Task to complete — Extract all lines in the data that contain the word "this".

[Collected data entries]

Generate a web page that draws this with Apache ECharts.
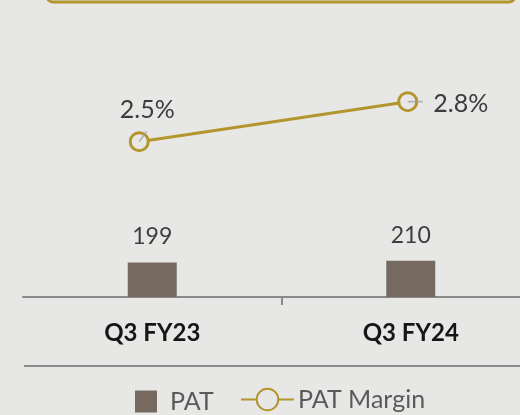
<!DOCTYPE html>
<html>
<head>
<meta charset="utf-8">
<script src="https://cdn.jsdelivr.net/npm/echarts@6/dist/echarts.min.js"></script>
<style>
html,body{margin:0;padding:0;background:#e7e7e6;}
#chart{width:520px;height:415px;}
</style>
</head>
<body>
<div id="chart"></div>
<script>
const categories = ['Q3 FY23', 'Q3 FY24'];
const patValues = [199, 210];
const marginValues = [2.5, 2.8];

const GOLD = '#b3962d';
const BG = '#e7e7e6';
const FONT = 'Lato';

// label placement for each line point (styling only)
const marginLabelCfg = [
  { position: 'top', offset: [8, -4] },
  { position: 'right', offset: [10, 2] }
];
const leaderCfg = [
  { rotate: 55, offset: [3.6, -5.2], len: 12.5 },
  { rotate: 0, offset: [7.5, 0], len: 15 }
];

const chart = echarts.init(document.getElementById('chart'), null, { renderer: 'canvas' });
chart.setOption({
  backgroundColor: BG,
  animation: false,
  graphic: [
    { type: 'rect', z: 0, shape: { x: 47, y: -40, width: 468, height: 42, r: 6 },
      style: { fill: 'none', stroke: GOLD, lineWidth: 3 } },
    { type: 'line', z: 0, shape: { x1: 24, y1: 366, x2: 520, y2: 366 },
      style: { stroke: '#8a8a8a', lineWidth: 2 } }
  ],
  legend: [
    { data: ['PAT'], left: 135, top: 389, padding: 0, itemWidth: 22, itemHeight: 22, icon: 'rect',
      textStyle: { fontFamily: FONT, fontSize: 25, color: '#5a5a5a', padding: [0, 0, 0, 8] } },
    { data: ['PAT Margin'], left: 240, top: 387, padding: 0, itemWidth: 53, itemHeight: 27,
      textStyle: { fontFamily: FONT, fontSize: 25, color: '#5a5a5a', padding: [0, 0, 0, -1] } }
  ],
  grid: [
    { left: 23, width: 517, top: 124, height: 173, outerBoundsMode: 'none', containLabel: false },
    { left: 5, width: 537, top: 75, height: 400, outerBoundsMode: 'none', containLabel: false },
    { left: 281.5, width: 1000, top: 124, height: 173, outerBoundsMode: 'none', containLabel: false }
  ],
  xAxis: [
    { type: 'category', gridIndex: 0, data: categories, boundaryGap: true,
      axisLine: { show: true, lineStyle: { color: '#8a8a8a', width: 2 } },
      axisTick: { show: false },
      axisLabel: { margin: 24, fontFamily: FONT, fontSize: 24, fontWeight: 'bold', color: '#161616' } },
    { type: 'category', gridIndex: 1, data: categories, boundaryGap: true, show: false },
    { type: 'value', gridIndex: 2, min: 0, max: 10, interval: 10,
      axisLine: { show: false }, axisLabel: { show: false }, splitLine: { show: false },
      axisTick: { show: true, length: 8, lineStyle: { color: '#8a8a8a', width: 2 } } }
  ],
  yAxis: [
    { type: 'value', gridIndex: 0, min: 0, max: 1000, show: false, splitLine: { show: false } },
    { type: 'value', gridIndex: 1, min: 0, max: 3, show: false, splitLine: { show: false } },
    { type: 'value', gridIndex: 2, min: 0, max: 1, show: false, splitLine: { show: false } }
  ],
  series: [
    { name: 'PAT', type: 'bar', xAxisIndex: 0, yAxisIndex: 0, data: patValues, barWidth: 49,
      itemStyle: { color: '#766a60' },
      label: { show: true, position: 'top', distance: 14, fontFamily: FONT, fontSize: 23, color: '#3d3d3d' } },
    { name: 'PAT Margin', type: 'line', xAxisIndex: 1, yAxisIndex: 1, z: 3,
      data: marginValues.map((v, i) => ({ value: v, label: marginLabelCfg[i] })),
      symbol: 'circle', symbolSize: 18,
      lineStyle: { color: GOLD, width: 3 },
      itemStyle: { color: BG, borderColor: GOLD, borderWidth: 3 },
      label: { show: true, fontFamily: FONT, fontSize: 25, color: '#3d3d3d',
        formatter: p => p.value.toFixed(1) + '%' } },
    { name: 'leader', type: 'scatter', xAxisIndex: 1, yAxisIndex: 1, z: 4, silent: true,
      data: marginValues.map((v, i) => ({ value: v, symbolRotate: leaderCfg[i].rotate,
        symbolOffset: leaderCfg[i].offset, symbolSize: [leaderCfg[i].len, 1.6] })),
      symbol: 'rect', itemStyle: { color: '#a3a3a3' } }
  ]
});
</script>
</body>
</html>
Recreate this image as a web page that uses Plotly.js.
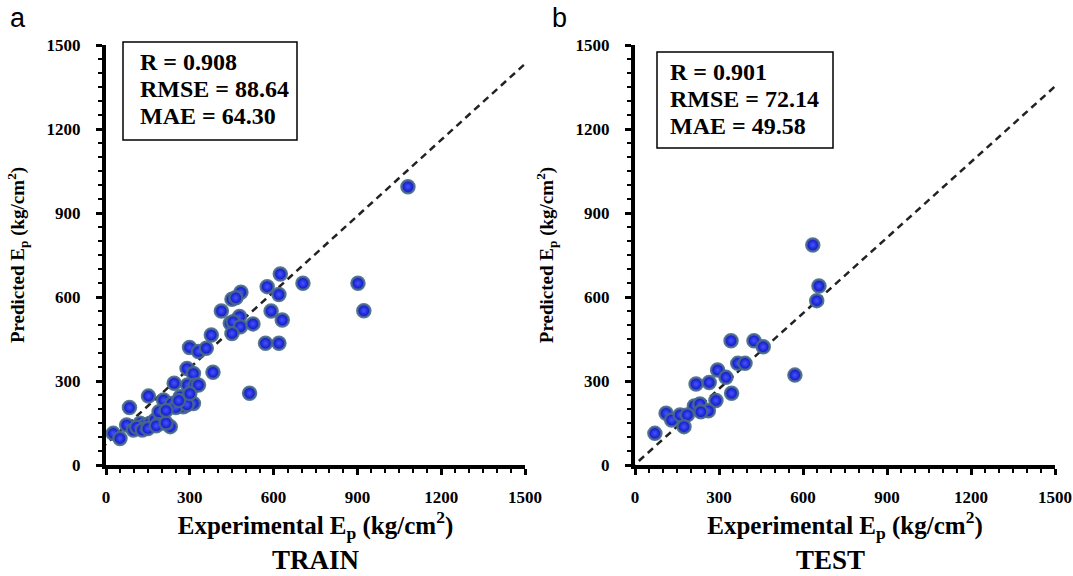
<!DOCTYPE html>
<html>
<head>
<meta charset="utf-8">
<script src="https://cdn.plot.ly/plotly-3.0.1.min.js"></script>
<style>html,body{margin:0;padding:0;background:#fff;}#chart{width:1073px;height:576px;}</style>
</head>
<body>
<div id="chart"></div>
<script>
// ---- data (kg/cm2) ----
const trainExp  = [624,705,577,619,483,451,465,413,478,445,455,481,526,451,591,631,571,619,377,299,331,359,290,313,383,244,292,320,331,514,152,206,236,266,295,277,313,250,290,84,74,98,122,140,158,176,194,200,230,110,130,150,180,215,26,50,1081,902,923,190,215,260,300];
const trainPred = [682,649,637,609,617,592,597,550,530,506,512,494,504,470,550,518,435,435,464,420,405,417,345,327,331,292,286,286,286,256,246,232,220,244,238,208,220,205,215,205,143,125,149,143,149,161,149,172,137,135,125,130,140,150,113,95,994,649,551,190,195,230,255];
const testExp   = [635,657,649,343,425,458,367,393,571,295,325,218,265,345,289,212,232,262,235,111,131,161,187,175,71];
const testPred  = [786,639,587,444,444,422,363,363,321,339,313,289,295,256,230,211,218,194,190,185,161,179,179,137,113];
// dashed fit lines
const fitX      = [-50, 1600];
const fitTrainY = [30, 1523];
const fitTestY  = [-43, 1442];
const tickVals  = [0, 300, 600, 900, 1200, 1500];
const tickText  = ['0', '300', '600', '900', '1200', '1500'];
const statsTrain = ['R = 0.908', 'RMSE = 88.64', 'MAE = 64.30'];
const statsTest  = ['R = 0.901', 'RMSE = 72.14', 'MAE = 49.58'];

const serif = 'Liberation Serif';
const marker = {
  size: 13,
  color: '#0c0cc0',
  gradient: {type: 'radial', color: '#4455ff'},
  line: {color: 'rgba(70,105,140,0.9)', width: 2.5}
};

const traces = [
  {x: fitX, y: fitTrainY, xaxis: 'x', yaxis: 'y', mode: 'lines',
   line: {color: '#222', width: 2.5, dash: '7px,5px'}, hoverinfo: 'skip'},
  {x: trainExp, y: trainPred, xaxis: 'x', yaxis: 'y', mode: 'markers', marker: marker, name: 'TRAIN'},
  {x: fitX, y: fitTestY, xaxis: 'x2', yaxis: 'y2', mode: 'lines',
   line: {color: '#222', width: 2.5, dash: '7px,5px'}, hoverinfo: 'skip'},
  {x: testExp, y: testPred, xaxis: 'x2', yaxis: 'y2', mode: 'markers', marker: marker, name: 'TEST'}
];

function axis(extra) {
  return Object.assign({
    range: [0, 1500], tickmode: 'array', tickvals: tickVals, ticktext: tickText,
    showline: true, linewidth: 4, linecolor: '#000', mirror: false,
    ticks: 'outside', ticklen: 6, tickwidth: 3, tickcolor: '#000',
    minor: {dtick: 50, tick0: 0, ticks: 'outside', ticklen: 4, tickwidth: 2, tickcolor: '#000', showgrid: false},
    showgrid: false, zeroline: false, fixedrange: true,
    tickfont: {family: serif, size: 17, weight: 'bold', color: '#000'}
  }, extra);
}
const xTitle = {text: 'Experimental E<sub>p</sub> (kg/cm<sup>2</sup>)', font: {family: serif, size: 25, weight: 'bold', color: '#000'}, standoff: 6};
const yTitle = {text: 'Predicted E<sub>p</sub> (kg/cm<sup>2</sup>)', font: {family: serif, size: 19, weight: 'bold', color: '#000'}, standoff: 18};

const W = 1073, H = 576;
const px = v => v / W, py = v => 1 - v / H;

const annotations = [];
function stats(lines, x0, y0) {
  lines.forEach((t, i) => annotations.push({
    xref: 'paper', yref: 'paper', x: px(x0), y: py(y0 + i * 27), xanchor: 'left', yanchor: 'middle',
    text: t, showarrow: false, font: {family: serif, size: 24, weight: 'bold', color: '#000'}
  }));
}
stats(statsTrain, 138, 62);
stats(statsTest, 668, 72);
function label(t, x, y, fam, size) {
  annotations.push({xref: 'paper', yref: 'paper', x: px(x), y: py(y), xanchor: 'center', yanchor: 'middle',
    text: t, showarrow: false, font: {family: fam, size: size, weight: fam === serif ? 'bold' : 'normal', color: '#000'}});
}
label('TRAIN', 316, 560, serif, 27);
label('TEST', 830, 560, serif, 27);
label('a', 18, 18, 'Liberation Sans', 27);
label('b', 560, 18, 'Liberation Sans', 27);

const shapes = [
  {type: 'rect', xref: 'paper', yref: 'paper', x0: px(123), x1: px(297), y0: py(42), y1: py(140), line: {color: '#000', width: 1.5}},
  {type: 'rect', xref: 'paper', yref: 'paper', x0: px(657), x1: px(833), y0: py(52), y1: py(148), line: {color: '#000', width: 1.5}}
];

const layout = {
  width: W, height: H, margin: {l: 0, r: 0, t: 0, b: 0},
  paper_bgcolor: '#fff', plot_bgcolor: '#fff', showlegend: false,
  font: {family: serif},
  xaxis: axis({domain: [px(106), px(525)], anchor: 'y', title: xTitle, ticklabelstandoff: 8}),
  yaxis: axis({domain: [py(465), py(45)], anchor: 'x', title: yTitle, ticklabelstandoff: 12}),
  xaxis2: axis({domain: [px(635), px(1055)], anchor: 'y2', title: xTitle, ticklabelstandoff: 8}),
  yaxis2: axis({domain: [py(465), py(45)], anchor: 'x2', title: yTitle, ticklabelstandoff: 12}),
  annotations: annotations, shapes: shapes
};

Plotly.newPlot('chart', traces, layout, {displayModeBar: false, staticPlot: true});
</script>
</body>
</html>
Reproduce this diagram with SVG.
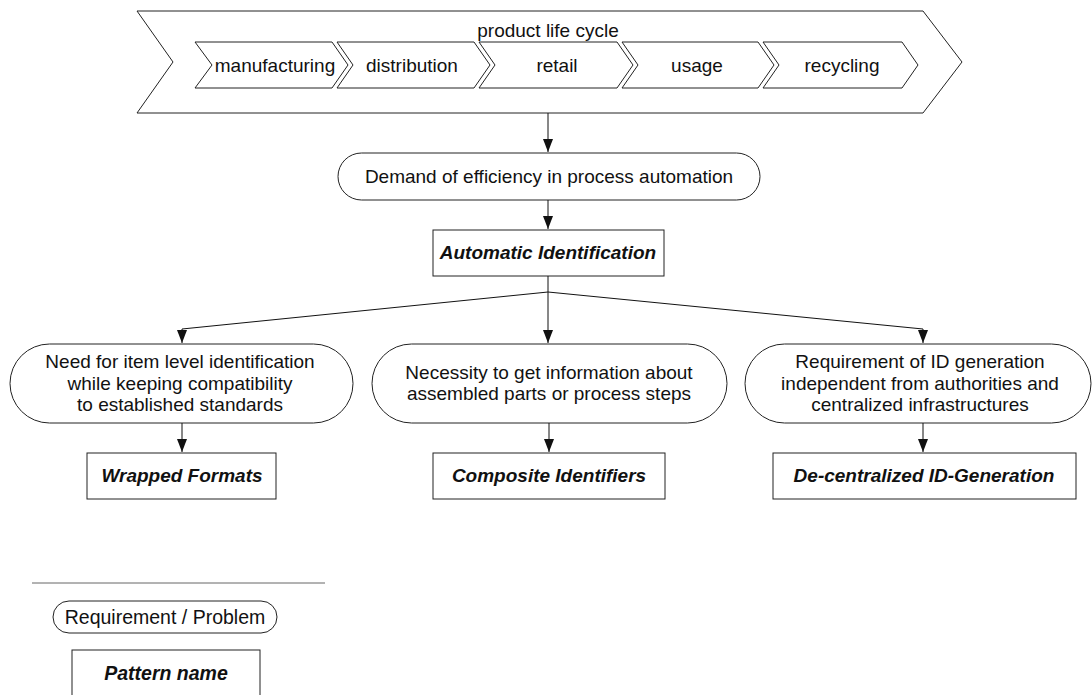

Finished answer —
Generate a web page that draws this with Apache ECharts.
Recreate this image as a web page that uses Plotly.js.
Reproduce this diagram with SVG.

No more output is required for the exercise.